Born in London, Christopher Nolan began making movies at an early age with his father’s Super-8mm camera.  While studying English Literature at University College London (UCL), he shot 16mm films at UCL’s film society, where he learned the guerrilla film techniques he would later use to make his first feature, Following.  The noir thriller was recognized at a number of international film festivals prior to its theatrical release. 

Nolan first gained international attention with the 2000 independent feature Memento, which he directed from his own screenplay, based on a short story by Jonathan Nolan. 

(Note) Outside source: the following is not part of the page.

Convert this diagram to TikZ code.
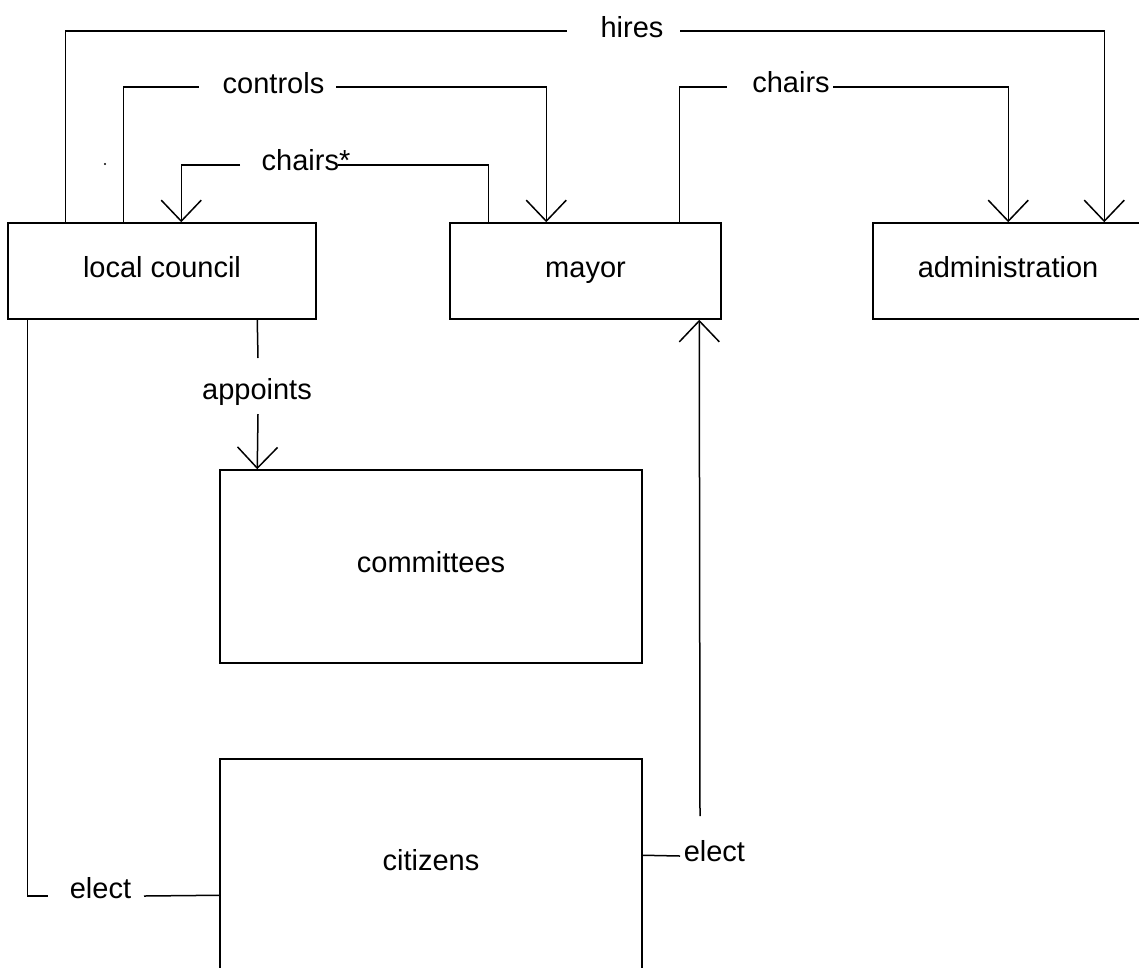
\documentclass[tikz,border=0pt]{standalone}
\usepackage{fontspec}
\setmainfont{Liberation Sans}
\usetikzlibrary{arrows.meta,calc}
\begin{document}
\begin{tikzpicture}[x=1pt,y=-1pt,line width=1.5pt,
  box/.style={draw,rectangle,inner sep=0pt,text height=20pt,text depth=8pt,font=\fontsize{29}{35}\selectfont},
  lbl/.style={inner sep=0pt,anchor=base,font=\fontsize{29}{35}\selectfont},
  arr/.style={-{Straight Barb[length=21pt,width=40pt]}}]
\useasboundingbox (0,0) rectangle (1139,967);
\clip (0,0) rectangle (1139,967);
% boxes
\node[box,minimum width=308pt,minimum height=96pt] (lc) at (162,271) {local council};
\node[box,minimum width=271pt,minimum height=96pt] (mayor) at (585.5,271) {mayor};
\node[box,minimum width=270pt,minimum height=96pt] (admin) at (1008,271) {administration};
\node[box,minimum width=422pt,minimum height=193pt] (comm) at (431,566.5) {committees};
\node[box,minimum width=422pt,minimum height=211pt] (cit) at (431,864.5) {citizens};
% labels
\node[lbl] (hires) at (632,37) {hires};
\node[lbl] (controls) at (273.5,93) {controls};
\node[lbl] (chairsA) at (306,170) {chairs*};
\node[lbl] (chairsB) at (791,92) {chairs};
\node[lbl] (appoints) at (257,399) {appoints};
\node[lbl] (electL) at (100.5,898) {elect};
\node[lbl,anchor=base west] (electR) at (683,861) {elect};
% coordinates for label gaps
\coordinate (hL) at (567,31);
\coordinate (hR) at (680,31);
\coordinate (cL) at (199,87);
\coordinate (cR) at (336,87);
\coordinate (sL) at (240,165);
\coordinate (sR) at (338,165);
\coordinate (bL) at (727,87);
\coordinate (bR) at (833,87);
\coordinate (aT) at (258,358);
\coordinate (aB) at (258,414);
\coordinate (eL1) at (48,896);
\coordinate (eL2) at (144,896);
\coordinate (eR1) at (680,856);
\coordinate (eR2) at (700,816);
% hires
\draw ($(lc.north west)+(58,0)$) |- (hL);
\draw[arr] (hR) -| ($(admin.north west)+(232,0)$);
% controls
\draw ($(lc.north west)+(116,0)$) |- (cL);
\draw[arr] (cR) -| ($(mayor.north west)+(97,0)$);
% chairs*
\draw ($(mayor.north west)+(39,0)$) |- (sR);
\draw[arr] (sL) -| ($(lc.north west)+(174,0)$);
% chairs
\draw ($(mayor.north west)+(230,0)$) |- (bL);
\draw[arr] (bR) -| ($(admin.north west)+(136,0)$);
% appoints
\draw ($(lc.south west)+(250,0)$) -- (aT);
\draw[arr] (aB) -- ($(comm.north west)+(38,0)$);
% elect left
\draw ($(lc.south west)+(20,0)$) |- (eL1);
\draw (eL2) -- ($(cit.north west)+(0,137)$);
% elect right
\draw ($(cit.north east)+(0,97)$) -- (eR1);
\draw[arr] (eR2) -- ($(mayor.south west)+(250,0)$);
% stray dot
\fill (105,164) circle (1.2pt);
\end{tikzpicture}
\end{document}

He subsequently directed the critically acclaimed psychological thriller Insomnia; directed, co-wrote and produced the mystery thriller The Prestige; write, direct and produce the blockbuster The Dark Knight trilogy, beginning in 2005 with Batman Begins, followed by The Dark Knight, and The Dark Knight Rises (2012).

In 2010, Nolan captivated both critics and audiences with the sci-fi thriller Inception, which he directed and produced from his own original screenplay., which won four Academy Awards, including two for Nolan, for Best Picture and Best Screenplay. 

He then wrote, directed and produced the 2014 science fiction dramatic thriller Interstellar, winning both the Oscar and BAFTA Award for Best Visual Effects. More recently, Nolan wrote, directed and produced the 2017 epic action thriller Dunkirk, which won three Oscars for Editing, Sound Mixing and Sound Editing.